By the time we reached the spot where the river divided I was glad of the chance to get out and stretch my legs. Uncle Pat proceeded to take the first of the boats up through the channel and the rest of us started walking. Mom and Dad, predictably, didn’t wait for his return but decided to head up on their own. The first intimation that something was wrong came when we saw my uncle running along the rocks waving his arms above his head and shouting.

“Nooo! That’s the wrong way!” He turned to us as we scrambled to join him, his alarm all too evident in his clenched fists and tight face. “They’re in the wrong channel.”

Of course, by that time Dad was well aware of the mistake he’d made. Unfortunately it is quite impossible to turn a 16 foot canoe around once you’re caught in a tight place. He had no choice but to go forward and hope that his little motor would be up to the challenge. It was a wild ride with Mom clutching both sides of the canoe in a white-knuckled grip while the churning water tossed them around and threatened to swamp them at any second. One quick glance at my Dad’s grim face was enough to cause her to swallow the scream that was threatening to erupt at any moment. She didn’t dare distract him. His blue eyes glittered with a look of fierce determination and his mouth was set in a thin line as he worked to keep them from capsizing in their struggle against the current.

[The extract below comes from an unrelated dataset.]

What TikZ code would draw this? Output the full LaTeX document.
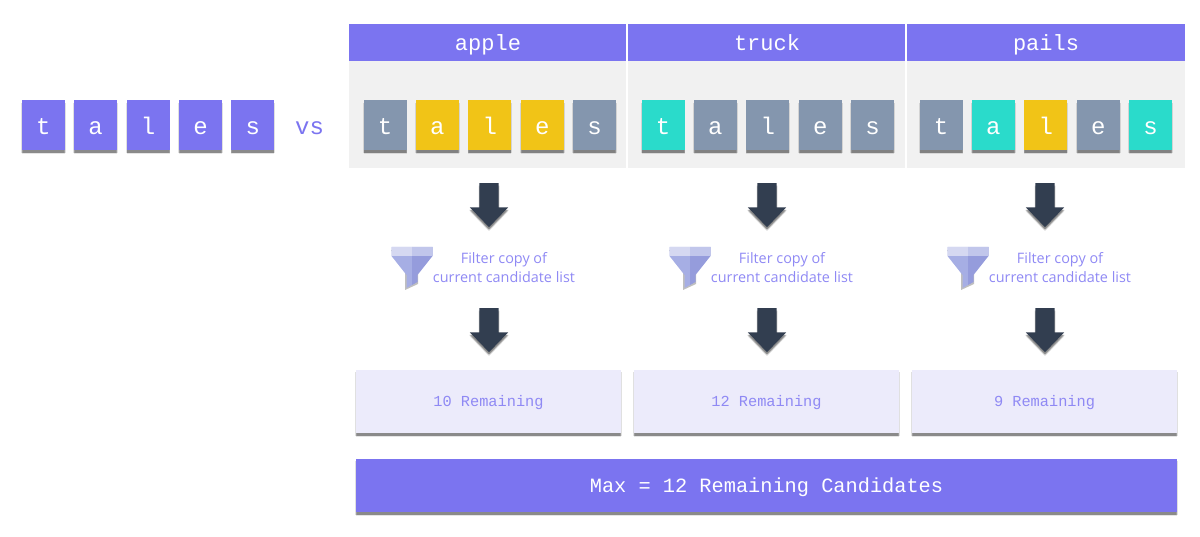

The tension on shore was palpable as we held our breath watching the drama unfold. My uncle was practically jumping up and down as he alternated between muttered curses and shouts of encouragement. It was with profound and heartfelt relief that we saw them emerge from the upper end of the channel, drenched but still afloat. We met them at the shore with cheers and many a “Thank God you’re safe!” Gone was the look of smug satisfaction that Mom had sported on the trip downriver. She looked decidedly pale.

“I think I may have peed my pants,” she croaked.

That was one unforgettable fishing trip where the ensuing stories had nothing to do with the size of the fish we caught.